Steuerermäßigung für statische Berechnung begehrt

Sie erklärten in ihrer Einkommensteuererklärung für 2015 eine Steuerermäßigung für Handwerkerleistungen ("Kaminfeger, Statiker") im eigenen Haushalt in Höhe von insgesamt 565 Euro. Die statische Berechnung sei für den Austausch der Stützbalken erforderlich und eine unselbstständige, untrennbar mit der Hauptleistung verbundene Nebenleistung gewesen. Es liege eine einheitliche Handwerkerleistung vor.

Finanzamt: Steuerlich nicht begünstigte Gutachterleistung

Das beklagte Finanzamt erkannte lediglich 28 Euro für den "Kaminfeger" und damit 6 Euro (20% von 28 Euro) als Ermäßigungsbetrag für Handwerkerleistungen an. Bei der statischen Berechnung handle es sich um eine steuerlich nicht begünstigte Gutachterleistung. Dagegen klagten die Eheleute.

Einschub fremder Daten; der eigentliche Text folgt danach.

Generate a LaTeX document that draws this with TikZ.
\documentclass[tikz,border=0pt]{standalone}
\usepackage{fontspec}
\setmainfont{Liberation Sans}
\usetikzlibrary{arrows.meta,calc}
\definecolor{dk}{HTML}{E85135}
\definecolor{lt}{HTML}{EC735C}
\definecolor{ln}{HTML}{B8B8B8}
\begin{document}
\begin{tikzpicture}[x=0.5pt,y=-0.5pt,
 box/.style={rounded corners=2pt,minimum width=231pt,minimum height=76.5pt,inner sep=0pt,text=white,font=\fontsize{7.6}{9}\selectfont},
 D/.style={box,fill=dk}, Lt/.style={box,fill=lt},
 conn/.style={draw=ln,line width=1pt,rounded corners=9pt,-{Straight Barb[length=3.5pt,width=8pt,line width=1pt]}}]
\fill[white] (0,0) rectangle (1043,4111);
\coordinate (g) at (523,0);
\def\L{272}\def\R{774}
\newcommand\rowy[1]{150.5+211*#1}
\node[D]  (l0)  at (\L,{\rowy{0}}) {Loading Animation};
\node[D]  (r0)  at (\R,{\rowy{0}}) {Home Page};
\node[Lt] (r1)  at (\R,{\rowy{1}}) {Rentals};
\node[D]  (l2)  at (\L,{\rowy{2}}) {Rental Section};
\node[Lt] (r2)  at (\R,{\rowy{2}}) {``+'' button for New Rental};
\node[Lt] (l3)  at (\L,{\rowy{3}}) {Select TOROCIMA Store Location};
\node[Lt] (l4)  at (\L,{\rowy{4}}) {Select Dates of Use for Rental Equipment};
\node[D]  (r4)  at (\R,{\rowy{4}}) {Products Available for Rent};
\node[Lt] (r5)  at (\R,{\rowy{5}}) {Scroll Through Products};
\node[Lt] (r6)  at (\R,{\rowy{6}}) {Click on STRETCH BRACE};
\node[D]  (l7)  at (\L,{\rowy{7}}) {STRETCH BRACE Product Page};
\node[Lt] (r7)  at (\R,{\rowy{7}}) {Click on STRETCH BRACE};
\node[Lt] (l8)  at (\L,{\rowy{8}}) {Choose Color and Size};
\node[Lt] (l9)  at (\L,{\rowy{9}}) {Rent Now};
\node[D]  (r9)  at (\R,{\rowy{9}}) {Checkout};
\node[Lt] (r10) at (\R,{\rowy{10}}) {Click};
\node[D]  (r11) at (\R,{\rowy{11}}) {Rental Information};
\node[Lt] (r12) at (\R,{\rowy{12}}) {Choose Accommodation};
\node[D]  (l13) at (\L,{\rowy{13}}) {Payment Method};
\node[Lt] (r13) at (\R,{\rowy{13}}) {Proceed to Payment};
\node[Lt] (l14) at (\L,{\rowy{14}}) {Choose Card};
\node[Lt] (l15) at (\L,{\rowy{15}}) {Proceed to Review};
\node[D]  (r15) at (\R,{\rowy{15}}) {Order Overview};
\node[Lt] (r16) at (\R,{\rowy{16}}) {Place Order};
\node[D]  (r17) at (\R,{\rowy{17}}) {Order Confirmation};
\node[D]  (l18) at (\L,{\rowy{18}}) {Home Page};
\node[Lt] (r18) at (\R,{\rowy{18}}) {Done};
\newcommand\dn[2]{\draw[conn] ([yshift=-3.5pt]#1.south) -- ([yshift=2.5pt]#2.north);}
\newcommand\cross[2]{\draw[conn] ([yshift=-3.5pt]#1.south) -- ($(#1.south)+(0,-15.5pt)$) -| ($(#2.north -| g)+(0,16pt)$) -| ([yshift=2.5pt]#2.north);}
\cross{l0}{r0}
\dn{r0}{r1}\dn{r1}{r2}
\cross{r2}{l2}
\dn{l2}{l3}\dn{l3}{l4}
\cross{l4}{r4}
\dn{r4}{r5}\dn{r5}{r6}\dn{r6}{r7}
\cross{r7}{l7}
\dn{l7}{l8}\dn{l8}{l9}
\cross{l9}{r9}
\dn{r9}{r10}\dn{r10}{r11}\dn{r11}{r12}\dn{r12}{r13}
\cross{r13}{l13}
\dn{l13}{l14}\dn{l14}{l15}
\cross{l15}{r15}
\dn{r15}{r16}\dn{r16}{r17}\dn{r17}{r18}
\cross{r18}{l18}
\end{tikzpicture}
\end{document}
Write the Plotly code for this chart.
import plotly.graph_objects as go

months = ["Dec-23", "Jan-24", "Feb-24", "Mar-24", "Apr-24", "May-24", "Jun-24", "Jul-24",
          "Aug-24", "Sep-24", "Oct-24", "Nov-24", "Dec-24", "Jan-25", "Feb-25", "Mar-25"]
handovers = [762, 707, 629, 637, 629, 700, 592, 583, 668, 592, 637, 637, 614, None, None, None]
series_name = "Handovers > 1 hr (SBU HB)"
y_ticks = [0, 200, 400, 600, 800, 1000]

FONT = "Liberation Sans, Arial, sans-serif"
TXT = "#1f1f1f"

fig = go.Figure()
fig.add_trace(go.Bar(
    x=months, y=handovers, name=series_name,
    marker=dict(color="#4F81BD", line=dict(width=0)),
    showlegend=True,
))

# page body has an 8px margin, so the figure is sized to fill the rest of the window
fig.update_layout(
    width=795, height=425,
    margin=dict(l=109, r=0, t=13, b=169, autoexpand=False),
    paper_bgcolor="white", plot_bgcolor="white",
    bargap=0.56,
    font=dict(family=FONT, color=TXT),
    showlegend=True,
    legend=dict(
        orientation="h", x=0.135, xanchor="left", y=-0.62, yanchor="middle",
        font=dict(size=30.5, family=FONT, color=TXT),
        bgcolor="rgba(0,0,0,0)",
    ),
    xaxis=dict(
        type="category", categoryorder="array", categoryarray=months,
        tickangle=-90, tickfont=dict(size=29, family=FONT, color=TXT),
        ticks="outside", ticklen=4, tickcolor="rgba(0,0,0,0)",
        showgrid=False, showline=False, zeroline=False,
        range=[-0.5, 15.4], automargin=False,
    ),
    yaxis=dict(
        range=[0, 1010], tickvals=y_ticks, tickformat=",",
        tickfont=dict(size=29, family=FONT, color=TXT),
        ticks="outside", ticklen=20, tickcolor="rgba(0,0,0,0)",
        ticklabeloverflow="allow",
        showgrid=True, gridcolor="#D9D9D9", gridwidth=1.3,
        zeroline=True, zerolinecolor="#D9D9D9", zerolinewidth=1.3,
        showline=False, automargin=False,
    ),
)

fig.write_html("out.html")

FG: Statische Berechnungen und Handwerkerleistungen hier sachlich eng verzahnt

Das FG hat den Klägern Recht gegeben und ermäßigte die festgesetzte Einkommensteuer um 107,10 Euro (20% von 535,50 Euro) nach § 35a Abs. 3 Satz 1 EStG. Die Norm umfasse nach Wortlaut, Zweck und Entstehungsgeschichte alle handwerklichen Tätigkeiten, jedoch nicht gutachterliche Tätigkeiten wie zum Beispiel die Wertermittlung eines Grundstücks und das Erstellen eines Energieausweises. Im Streitfall bestehe aber eine enge sachliche Verzahnung zwischen den statischen Berechnungen und den folgenden unstreitig erbrachten Handwerkerleistungen. Die statische Berechnung habe der ordnungsgemäßen und sicheren Durchführung des Austausches von tragenden Stützelementen für das Dach des Wohnhauses gedient und sei in einem Haushalt erbracht worden.

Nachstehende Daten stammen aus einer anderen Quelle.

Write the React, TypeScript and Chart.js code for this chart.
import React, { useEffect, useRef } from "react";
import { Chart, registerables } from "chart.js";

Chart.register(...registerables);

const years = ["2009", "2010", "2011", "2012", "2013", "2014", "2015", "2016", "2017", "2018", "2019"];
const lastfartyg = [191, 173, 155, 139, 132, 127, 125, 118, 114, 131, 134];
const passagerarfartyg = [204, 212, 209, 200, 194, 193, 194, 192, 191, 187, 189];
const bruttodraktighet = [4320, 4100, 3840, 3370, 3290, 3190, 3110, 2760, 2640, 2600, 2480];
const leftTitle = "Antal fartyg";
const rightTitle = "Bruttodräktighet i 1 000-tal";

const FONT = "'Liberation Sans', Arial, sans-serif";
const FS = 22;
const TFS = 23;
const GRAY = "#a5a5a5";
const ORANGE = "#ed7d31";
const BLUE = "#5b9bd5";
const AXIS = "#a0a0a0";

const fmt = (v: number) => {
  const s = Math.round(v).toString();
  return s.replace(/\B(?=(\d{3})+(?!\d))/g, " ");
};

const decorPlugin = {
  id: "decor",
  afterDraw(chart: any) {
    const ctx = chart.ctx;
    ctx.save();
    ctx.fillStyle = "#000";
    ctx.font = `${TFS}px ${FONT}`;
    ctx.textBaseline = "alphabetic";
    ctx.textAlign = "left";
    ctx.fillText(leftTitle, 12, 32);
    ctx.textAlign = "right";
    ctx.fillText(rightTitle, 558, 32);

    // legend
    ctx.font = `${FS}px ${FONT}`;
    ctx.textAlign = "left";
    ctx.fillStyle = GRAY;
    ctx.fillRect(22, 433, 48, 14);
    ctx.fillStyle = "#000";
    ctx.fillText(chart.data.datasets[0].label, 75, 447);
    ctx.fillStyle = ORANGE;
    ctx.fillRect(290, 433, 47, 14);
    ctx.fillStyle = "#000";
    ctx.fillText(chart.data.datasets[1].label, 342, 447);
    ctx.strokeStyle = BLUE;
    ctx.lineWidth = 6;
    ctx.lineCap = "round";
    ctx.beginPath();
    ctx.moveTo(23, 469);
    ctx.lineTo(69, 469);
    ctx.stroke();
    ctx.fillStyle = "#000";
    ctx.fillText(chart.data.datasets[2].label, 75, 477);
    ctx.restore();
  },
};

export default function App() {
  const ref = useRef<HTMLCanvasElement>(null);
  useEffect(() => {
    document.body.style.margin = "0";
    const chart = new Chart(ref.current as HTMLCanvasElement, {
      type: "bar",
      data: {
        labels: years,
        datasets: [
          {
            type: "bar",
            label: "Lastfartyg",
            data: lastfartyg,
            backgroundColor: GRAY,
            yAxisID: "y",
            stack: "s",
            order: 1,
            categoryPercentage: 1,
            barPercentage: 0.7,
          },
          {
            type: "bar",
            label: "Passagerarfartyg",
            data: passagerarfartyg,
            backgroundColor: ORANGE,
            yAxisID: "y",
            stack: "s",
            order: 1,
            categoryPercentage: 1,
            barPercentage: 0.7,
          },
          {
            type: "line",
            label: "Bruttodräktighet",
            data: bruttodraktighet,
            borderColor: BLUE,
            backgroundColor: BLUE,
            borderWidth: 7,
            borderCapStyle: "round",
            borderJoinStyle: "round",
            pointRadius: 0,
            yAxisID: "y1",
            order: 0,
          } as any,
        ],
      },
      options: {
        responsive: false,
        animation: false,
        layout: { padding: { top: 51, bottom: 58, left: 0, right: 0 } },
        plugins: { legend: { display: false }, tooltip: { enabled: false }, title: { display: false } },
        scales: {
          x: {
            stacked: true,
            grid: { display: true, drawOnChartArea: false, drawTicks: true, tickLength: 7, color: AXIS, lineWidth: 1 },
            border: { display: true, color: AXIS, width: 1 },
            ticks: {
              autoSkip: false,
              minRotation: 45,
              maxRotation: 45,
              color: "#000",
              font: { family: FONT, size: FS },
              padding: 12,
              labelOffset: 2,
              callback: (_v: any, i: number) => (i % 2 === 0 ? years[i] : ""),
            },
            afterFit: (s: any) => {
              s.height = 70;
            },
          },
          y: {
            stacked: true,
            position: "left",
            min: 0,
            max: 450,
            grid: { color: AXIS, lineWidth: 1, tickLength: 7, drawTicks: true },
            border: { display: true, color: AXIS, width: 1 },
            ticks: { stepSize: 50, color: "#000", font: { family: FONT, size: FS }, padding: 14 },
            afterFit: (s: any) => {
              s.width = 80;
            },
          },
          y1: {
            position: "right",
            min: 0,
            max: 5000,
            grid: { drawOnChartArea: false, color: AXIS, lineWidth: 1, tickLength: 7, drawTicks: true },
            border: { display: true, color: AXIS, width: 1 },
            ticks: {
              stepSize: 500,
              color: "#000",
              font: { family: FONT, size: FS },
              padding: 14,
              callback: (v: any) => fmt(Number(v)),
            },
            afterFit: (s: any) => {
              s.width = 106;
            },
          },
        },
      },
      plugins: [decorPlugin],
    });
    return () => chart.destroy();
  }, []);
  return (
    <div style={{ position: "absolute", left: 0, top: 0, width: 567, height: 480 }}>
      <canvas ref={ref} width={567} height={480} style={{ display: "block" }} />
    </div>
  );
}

Ort der Berechnung steht unmittelbarem räumlichen Zusammenhang zum Haushalt nicht entgegen

Laut FG besteht auch ein unmittelbarer räumlicher Zusammenhang zu einem Haushalt. Ein solcher ergebe sich auch aus der Besprechung vor Ort und Inaugenscheinnahme des Hauses. Eine Aufspaltung nach dem Leistungsort der Berechnung erscheine "gekünstelt" und widerspreche dem Gesetzeszweck, der Bekämpfung der Schwarzarbeit. Entscheidend sei, dass die Leistung der Wohnung der Kläger zugutekomme.

FG Baden-Württemberg, Urteil vom 04.07.2019 - 1 K 1384/19

Redaktion beck-aktuell, 7. Oktober 2019.